Now we're ready to connect the data cables and power cables. Old-fashioned EIDE drives use either flat, ribbon cables, or the newer-style rounded cables. SATA drives use thinner, flexible cables that are easier to route through the case and that improve airflow.
Enhanced PATA hard drive cables have 80 conductors and color-coded connectors. The black connector gets connected to the master drive (or the sole drive if the computer has only one drive), the gray to the slave drive (if any), and the blue to the motherboard.
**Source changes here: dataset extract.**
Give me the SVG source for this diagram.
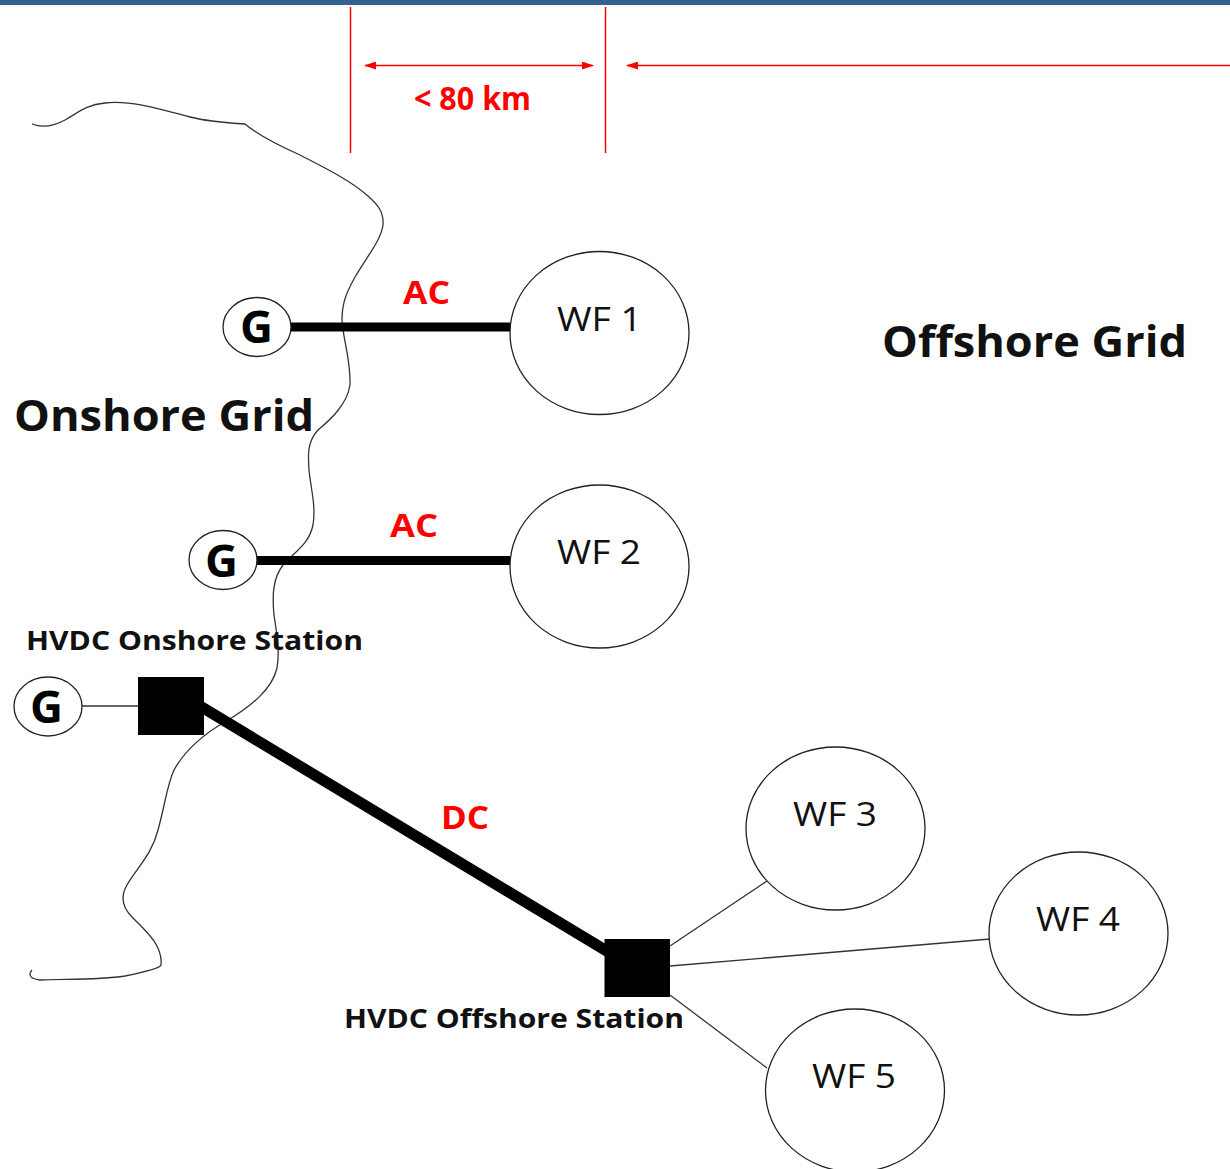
<svg xmlns="http://www.w3.org/2000/svg" width="1230" height="1169" viewBox="0 0 1230 1169">
<style>
text{font-family:"Open Sans","Noto Sans","Liberation Sans",sans-serif;}
.o{fill:#fff;stroke:#222;stroke-width:1.3}
.wf{font-size:32px;fill:#111}
.g{font-size:44px;font-weight:700;fill:#000}
.r{font-weight:700;fill:#f00;font-size:32px}
.h{font-weight:700;fill:#111;font-size:27px}
.b{font-weight:700;fill:#111;font-size:43px}
.thick{stroke:#000;fill:none}
.thin{stroke:#333;stroke-width:1.3;fill:none}
.red{stroke:#f00;stroke-width:1.5;fill:none}
</style>
<defs>
<marker id="a" markerWidth="12" markerHeight="8" refX="11" refY="4" orient="auto-start-reverse" markerUnits="userSpaceOnUse"><path d="M0 0L12 4L0 8Z" fill="#f00"/></marker>
</defs>
<rect width="1230" height="1169" fill="#fff"/>
<rect id="top-bar" width="1230" height="5" fill="#366092"/>
<path id="coast" class="thin" d="M32 124C42 128 52 127 65 120C78 113 85 105 105 103C130 100 160 109 190 117C210 122 230 123 245 124C258 135 280 146 300 155C325 168 350 180 368 196C378 205 384 212 383 225C381 240 368 255 355 277C345 295 342 305 342 320C343 340 351 360 350 385C347 405 330 420 318 430C307 442 308 455 309 470C311 490 316 505 313 525C309 545 293 553 283 565C273 578 272 595 274 615C277 635 280 650 277 668C272 690 250 707 225 722C205 733 185 750 174 770C167 785 165 805 158 830C152 855 135 870 127 885C120 897 122 907 132 917C145 930 163 945 161 965C160 968 140 973 125 976C100 980 70 979 40 980C32 979 27 976 32 970"/>
<g id="connectors">
<path class="thick" stroke-width="9" d="M290 327H510"/>
<path class="thick" stroke-width="9" d="M256 560.500H510"/>
<path class="thick" stroke-width="11" d="M190 700L620 959"/>
<path class="thin" d="M82 706H138"/>
<path class="thin" d="M670 946L767 881"/>
<path class="thin" d="M670 966L990 939"/>
<path class="thin" d="M670 995L767 1068"/>
<path class="red" d="M350.500 7V153"/>
<path class="red" d="M605.500 7V153"/>
<path class="red" d="M365 65.500H593" marker-start="url(#a)" marker-end="url(#a)"/>
<path class="red" d="M627 65.500H1230" marker-start="url(#a)"/>
</g>
<g id="wf1"><ellipse class="o" cx="599.500" cy="333" rx="89.500" ry="81.500"/><text class="wf" x="557" y="331" textLength="85" lengthAdjust="spacingAndGlyphs">WF 1</text></g>
<g id="wf2"><ellipse class="o" cx="599.500" cy="566.500" rx="89.500" ry="81.500"/><text class="wf" x="557" y="564" textLength="84" lengthAdjust="spacingAndGlyphs">WF 2</text></g>
<g id="wf3"><ellipse class="o" cx="835.500" cy="828.500" rx="89.500" ry="81.500"/><text class="wf" x="793" y="826" textLength="84" lengthAdjust="spacingAndGlyphs">WF 3</text></g>
<g id="wf4"><ellipse class="o" cx="1078.500" cy="933.500" rx="89.500" ry="81.500"/><text class="wf" x="1036" y="931" textLength="84" lengthAdjust="spacingAndGlyphs">WF 4</text></g>
<g id="wf5"><ellipse class="o" cx="855" cy="1090.500" rx="89.500" ry="81.500"/><text class="wf" x="812" y="1088" textLength="84" lengthAdjust="spacingAndGlyphs">WF 5</text></g>
<g id="g1"><ellipse class="o" cx="257" cy="327" rx="34" ry="29.500"/><text class="g" x="240" y="343" textLength="33" lengthAdjust="spacingAndGlyphs">G</text></g>
<g id="g2"><ellipse class="o" cx="223" cy="560" rx="34" ry="29.500"/><text class="g" x="205" y="577" textLength="33" lengthAdjust="spacingAndGlyphs">G</text></g>
<g id="g3"><ellipse class="o" cx="48" cy="706.500" rx="34" ry="29.500"/><text class="g" x="30" y="723" textLength="33" lengthAdjust="spacingAndGlyphs">G</text></g>
<g id="onshore-station"><rect x="138" y="677" width="66" height="58" fill="#000"/><text class="h" x="26" y="650" textLength="337" lengthAdjust="spacingAndGlyphs">HVDC Onshore Station</text></g>
<g id="offshore-station"><rect x="604.500" y="939" width="65.500" height="58" fill="#000"/><text class="h" x="344" y="1028" textLength="340" lengthAdjust="spacingAndGlyphs">HVDC Offshore Station</text></g>
<text class="b" x="14" y="431" textLength="300" lengthAdjust="spacingAndGlyphs">Onshore Grid</text>
<text class="b" x="882" y="357" textLength="305" lengthAdjust="spacingAndGlyphs">Offshore Grid</text>
<text class="r" x="414" y="110" textLength="117" lengthAdjust="spacingAndGlyphs">&lt; 80 km</text>
<text class="r" x="403" y="304" textLength="47" lengthAdjust="spacingAndGlyphs">AC</text>
<text class="r" x="390" y="537" textLength="48" lengthAdjust="spacingAndGlyphs">AC</text>
<text class="r" x="441" y="829" textLength="48" lengthAdjust="spacingAndGlyphs">DC</text>
</svg>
If the connectors are not color-coded, then check to make sure the cable has 80 conductors. It might be an older 40-conductor cable, which will drastically slow down hard drive transfer rates. Don't use it. If it's just an 80-conductor cable that's not color-coded, the off-center middle connector gets connected to the slave drive, the end connector closest to middle connector goes to the master, and the end connector farthest from the middle connector gets connected to the motherboard or controller card.
Most motherboards and PATA controllers have two IDE channels, the primary and the secondary, each of which can accommodate a master and a slave drive.
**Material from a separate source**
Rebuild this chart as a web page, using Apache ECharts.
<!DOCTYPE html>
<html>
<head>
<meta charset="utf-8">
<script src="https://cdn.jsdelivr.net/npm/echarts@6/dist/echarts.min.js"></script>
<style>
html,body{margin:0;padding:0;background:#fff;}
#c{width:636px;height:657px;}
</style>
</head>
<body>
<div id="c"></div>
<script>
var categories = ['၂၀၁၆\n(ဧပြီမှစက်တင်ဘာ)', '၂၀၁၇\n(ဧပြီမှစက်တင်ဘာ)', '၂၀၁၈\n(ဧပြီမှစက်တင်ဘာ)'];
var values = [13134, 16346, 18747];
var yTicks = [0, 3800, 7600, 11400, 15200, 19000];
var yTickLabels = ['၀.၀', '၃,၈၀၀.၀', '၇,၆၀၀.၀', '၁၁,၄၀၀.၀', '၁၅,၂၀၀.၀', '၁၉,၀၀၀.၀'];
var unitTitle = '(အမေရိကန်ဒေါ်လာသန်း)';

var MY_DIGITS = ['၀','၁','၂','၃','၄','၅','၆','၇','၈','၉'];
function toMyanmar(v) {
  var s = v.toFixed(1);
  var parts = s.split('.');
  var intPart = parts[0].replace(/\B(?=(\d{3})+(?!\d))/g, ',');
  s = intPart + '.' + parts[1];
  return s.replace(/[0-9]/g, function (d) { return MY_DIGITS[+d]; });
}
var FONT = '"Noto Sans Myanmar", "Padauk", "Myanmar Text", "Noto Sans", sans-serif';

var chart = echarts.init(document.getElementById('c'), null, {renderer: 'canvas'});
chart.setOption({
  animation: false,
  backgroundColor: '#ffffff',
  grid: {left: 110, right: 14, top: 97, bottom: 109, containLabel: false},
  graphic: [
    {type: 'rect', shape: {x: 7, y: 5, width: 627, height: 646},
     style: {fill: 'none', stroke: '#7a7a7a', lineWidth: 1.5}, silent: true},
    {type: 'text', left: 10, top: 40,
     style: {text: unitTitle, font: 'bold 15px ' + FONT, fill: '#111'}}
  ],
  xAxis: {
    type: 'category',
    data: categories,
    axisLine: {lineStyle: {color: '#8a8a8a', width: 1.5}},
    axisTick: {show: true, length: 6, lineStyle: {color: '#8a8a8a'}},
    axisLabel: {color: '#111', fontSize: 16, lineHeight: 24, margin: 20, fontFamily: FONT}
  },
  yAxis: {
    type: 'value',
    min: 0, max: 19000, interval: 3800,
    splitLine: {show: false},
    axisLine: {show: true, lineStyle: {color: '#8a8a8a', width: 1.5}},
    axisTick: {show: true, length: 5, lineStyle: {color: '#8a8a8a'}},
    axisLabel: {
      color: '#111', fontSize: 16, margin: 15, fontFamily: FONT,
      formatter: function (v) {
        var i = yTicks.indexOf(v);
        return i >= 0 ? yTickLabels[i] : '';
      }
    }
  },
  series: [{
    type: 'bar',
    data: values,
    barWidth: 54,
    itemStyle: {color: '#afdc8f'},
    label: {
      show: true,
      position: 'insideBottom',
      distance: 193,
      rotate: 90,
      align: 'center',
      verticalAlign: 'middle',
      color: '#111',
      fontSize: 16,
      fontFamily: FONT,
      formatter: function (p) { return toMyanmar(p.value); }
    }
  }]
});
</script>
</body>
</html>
The primary channel will be labeled EIDE (or PATA) 0 or 1. The secondary channel will be labeled one higher than the primary (1 if the primary is 0, or 2 if the primary is 1). If there are additional channels, they'll each be number one higher than the one above it in the hierarchy.
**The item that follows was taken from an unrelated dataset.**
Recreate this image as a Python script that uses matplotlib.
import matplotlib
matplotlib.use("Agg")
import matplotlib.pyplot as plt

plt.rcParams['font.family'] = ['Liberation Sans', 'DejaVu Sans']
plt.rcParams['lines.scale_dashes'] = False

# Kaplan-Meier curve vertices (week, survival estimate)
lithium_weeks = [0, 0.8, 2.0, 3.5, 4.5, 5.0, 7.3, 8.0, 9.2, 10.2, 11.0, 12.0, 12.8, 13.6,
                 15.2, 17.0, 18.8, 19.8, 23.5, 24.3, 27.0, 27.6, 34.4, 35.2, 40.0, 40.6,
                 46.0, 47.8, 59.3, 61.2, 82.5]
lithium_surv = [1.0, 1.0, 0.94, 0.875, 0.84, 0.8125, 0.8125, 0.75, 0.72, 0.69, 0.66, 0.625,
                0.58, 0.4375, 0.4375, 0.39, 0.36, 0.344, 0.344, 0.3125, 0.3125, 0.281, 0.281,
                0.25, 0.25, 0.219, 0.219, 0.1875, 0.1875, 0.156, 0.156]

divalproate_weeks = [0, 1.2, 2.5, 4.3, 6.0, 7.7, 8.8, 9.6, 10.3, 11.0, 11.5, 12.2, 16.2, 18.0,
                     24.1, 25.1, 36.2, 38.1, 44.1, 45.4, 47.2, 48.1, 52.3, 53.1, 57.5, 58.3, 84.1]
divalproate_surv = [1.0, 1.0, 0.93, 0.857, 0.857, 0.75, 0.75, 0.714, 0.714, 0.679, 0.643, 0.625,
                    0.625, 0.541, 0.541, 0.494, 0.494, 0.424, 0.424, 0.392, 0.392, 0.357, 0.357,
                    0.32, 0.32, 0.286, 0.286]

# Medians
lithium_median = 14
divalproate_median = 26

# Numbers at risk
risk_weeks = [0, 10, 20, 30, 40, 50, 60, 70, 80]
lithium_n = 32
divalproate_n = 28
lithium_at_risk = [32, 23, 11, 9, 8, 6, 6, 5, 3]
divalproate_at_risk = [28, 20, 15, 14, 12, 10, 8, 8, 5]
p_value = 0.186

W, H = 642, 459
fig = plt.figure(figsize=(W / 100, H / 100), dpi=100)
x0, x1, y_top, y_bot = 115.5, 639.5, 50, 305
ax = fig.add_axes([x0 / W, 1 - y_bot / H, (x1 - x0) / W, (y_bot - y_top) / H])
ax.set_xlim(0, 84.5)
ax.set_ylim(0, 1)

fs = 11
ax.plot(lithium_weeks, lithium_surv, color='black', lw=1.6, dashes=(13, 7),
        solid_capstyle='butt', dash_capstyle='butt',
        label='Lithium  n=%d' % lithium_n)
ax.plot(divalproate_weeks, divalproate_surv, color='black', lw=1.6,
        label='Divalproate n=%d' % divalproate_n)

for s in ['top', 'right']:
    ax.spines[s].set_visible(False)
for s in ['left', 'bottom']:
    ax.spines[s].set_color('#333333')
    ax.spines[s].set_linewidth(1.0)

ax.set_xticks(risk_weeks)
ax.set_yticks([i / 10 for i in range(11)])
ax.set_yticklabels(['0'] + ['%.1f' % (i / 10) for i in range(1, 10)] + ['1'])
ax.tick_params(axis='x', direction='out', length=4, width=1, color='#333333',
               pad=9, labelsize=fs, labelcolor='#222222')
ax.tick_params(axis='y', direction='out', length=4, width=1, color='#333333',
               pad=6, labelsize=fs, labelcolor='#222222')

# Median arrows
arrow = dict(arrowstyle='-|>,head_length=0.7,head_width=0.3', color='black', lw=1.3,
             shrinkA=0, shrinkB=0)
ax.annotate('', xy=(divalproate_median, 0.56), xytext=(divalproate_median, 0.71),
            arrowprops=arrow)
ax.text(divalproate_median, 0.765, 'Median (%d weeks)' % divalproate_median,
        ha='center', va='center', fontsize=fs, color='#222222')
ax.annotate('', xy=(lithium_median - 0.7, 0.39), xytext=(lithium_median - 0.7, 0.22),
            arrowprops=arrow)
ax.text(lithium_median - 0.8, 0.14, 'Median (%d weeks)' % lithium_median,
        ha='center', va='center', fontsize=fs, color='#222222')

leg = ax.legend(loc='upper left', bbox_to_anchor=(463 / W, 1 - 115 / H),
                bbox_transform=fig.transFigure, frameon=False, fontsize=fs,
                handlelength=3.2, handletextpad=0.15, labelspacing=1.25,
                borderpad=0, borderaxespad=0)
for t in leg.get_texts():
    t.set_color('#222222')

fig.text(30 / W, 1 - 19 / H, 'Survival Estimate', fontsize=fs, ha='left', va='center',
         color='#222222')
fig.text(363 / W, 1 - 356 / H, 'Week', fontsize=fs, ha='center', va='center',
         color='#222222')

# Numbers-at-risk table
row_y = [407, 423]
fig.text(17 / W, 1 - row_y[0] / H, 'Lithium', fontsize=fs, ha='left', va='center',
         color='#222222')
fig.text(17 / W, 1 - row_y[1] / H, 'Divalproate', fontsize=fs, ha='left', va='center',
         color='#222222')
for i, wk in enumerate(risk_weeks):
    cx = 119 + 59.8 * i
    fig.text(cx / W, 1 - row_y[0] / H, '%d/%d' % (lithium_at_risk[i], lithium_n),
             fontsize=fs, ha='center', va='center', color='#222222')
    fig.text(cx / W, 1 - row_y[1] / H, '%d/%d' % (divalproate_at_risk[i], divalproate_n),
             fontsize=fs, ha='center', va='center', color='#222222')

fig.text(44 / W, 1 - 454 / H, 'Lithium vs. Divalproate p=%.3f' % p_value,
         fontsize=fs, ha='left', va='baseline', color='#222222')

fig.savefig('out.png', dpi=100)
The system drive (the drive the system will boot from) should always be the sole or master drive on the primary channel.
If you have only two drives (for example, the system drive and an optical drive), then make the second drive the master on the secondary channel to avoid sharing throughput with the system drive. Each channel divides its throughput between the drives attached to it, so it's better to attach only one drive to each channel.
If you have more than two drives, then the best way to configure them is to think about the least-likely scenario when one drive will be writing to the other, and put those two drives on the same channel, with the one that will be used more often as the master. So if you have two hard drives that you frequently move data between, and a DVD drive that you don't use very often, you might want to make the second hard drive the master on the second channel, and the DVD drive the slave on the second channel.
You'll also have to set the jumpers on the drives to either Master, Slave, or CS (Cable Select). If you choose CS, the drive will be assigned as a master or slave depending on which connector on the ribbon cable it is attached to. This is the easiest way to do it and almost always works. Just remember to select CS for all the drives if you want to do it this way. You can read up here if you need more information about PATA hard drive jumper settings.
You'll notice a colored stripe along one edge of the ribbon cable. This stripe must line up with pin Number 1 on both the IDE controller and the drive. If pin Number 1 is not clearly marked on the device itself, then look in the manual or instructions. (On hard drives, pin 1 usually -- but not always -- is the pin closest to the power connector.) Most EIDE drive cables also have little raised grooves that fit into a little notch on the connector to insure that they are attached properly.
Attach the cables firmly, but gently, by pushing them straight into the connectors on the drives and the motherboard. Make sure that the pins line up before you push. If you break a pin, you will permanently ruin the drive or motherboard.